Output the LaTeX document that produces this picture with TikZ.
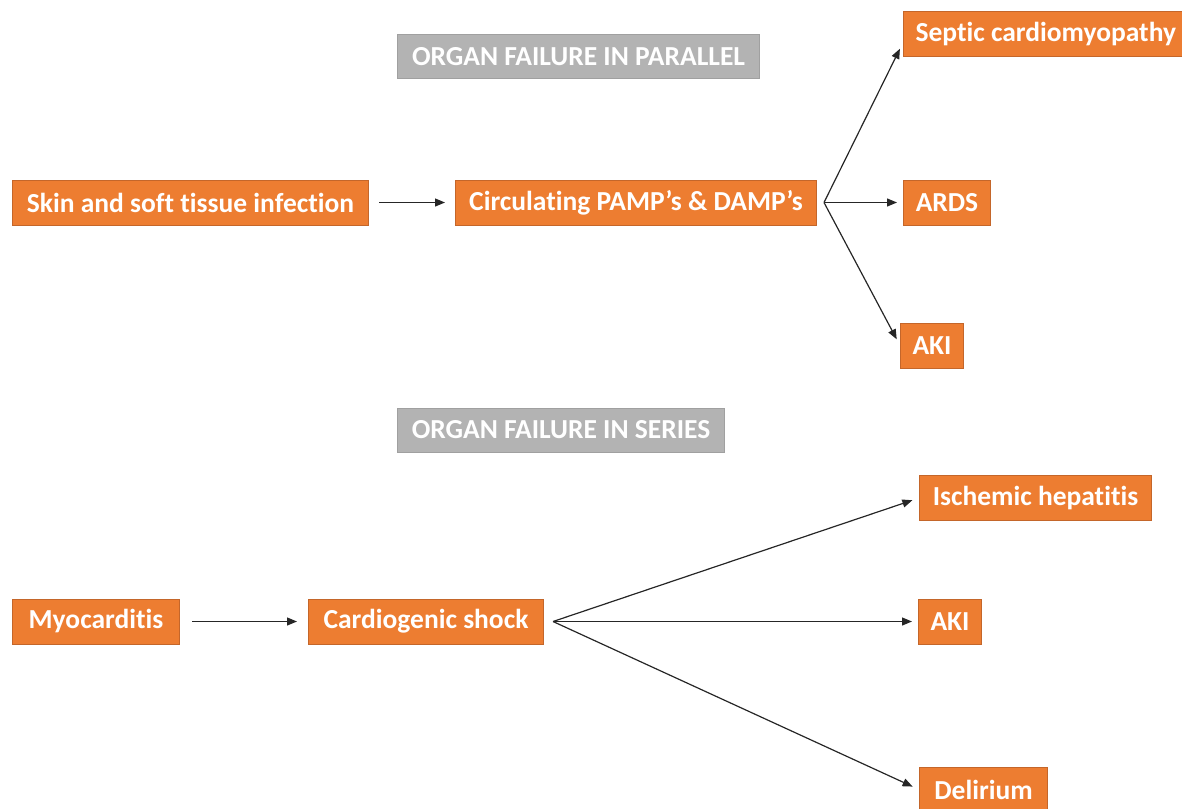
\documentclass[tikz,border=0pt]{standalone}
\usepackage{fontspec}
\setmainfont[Ligatures=NoCommon]{Carlito}
\usetikzlibrary{positioning,arrows.meta}
\definecolor{organorange}{RGB}{237,125,49}
\definecolor{organedge}{RGB}{196,102,42}
\definecolor{headgray}{RGB}{179,179,179}
\definecolor{headedge}{RGB}{160,160,160}

\begin{document}
\begin{tikzpicture}[x=1pt,y=-1pt,
  organ/.style={fill=organorange,draw=organedge,line width=1pt,text=white,
    font=\fontsize{27.5}{32}\selectfont\bfseries,minimum height=45pt,
    inner xsep=12pt,anchor=west},
  heading/.style={fill=headgray,draw=headedge,line width=1pt,text=white,
    font=\fontsize{27.5}{32}\selectfont\bfseries,minimum height=44pt,
    inner xsep=12pt,anchor=west},
  link/.style={-{Triangle[length=10pt,width=8pt]},line width=1.2pt,black!85}]
\useasboundingbox (0,0) rectangle (1182,808);

% Parallel
\node[heading,minimum width=362pt] (headpar) at (397,56.5) {ORGAN FAILURE IN PARALLEL};
\node[organ,minimum width=356pt] (skin) at (12,202.5) {Skin and soft tissue infection};
\node[organ,minimum width=361pt] (pamp) at (455,202.5) {Circulating PAMP’s \& DAMP’s};
\node[organ] (septic) at (903,34.5) {Septic cardiomyopathy};
\node[organ,minimum width=87pt] (ards) at (903,202.5) {ARDS};
\node[organ,minimum width=63pt] (akipar) at (900,345.5) {AKI};

\coordinate (forkpar) at ([xshift=7pt]pamp.east);
\draw[link,shorten <=10pt,shorten >=10pt] (skin.east) -- (pamp.west);
\draw[link,shorten >=7pt] (forkpar) -- ([yshift=-8pt]septic.west);
\draw[link,shorten >=6pt] (forkpar) -- (ards.west);
\draw[link,shorten >=7pt] (forkpar) -- (akipar.west);

% Series
\node[heading,minimum width=327pt] (headser) at (397,430) {ORGAN FAILURE IN SERIES};
\node[organ,minimum width=167pt] (myo) at (12,621.5) {Myocarditis};
\node[organ,minimum width=235pt] (shock) at (308,621.5) {Cardiogenic shock};
\node[organ,minimum width=232pt] (hepat) at (919,498) {Ischemic hepatitis};
\node[organ,minimum width=62pt] (akiser) at (918,621.5) {AKI};
\node[organ,minimum width=128pt] (delir) at (919,789.5) {Delirium};

\coordinate (forkser) at ([xshift=9pt]shock.east);
\draw[link,shorten <=12pt,shorten >=11pt] (myo.east) -- (shock.west);
\draw[link,shorten >=7pt] (forkser) -- (hepat.west);
\draw[link,shorten >=6pt] (forkser) -- (akiser.west);
\draw[link,shorten >=7pt] (forkser) -- (delir.west);
\end{tikzpicture}
\end{document}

◆ DIRECTION ◆
Give again, word for word, every line from the top of the data above to the line holding "(forkpar) -- (akipar.west);", inclusive, with the pictures left out.

◆ CORRECT RESULT ◆
Output the LaTeX document that produces this picture with TikZ.
\documentclass[tikz,border=0pt]{standalone}
\usepackage{fontspec}
\setmainfont[Ligatures=NoCommon]{Carlito}
\usetikzlibrary{positioning,arrows.meta}
\definecolor{organorange}{RGB}{237,125,49}
\definecolor{organedge}{RGB}{196,102,42}
\definecolor{headgray}{RGB}{179,179,179}
\definecolor{headedge}{RGB}{160,160,160}

\begin{document}
\begin{tikzpicture}[x=1pt,y=-1pt,
  organ/.style={fill=organorange,draw=organedge,line width=1pt,text=white,
    font=\fontsize{27.5}{32}\selectfont\bfseries,minimum height=45pt,
    inner xsep=12pt,anchor=west},
  heading/.style={fill=headgray,draw=headedge,line width=1pt,text=white,
    font=\fontsize{27.5}{32}\selectfont\bfseries,minimum height=44pt,
    inner xsep=12pt,anchor=west},
  link/.style={-{Triangle[length=10pt,width=8pt]},line width=1.2pt,black!85}]
\useasboundingbox (0,0) rectangle (1182,808);

% Parallel
\node[heading,minimum width=362pt] (headpar) at (397,56.5) {ORGAN FAILURE IN PARALLEL};
\node[organ,minimum width=356pt] (skin) at (12,202.5) {Skin and soft tissue infection};
\node[organ,minimum width=361pt] (pamp) at (455,202.5) {Circulating PAMP’s \& DAMP’s};
\node[organ] (septic) at (903,34.5) {Septic cardiomyopathy};
\node[organ,minimum width=87pt] (ards) at (903,202.5) {ARDS};
\node[organ,minimum width=63pt] (akipar) at (900,345.5) {AKI};

\coordinate (forkpar) at ([xshift=7pt]pamp.east);
\draw[link,shorten <=10pt,shorten >=10pt] (skin.east) -- (pamp.west);
\draw[link,shorten >=7pt] (forkpar) -- ([yshift=-8pt]septic.west);
\draw[link,shorten >=6pt] (forkpar) -- (ards.west);
\draw[link,shorten >=7pt] (forkpar) -- (akipar.west);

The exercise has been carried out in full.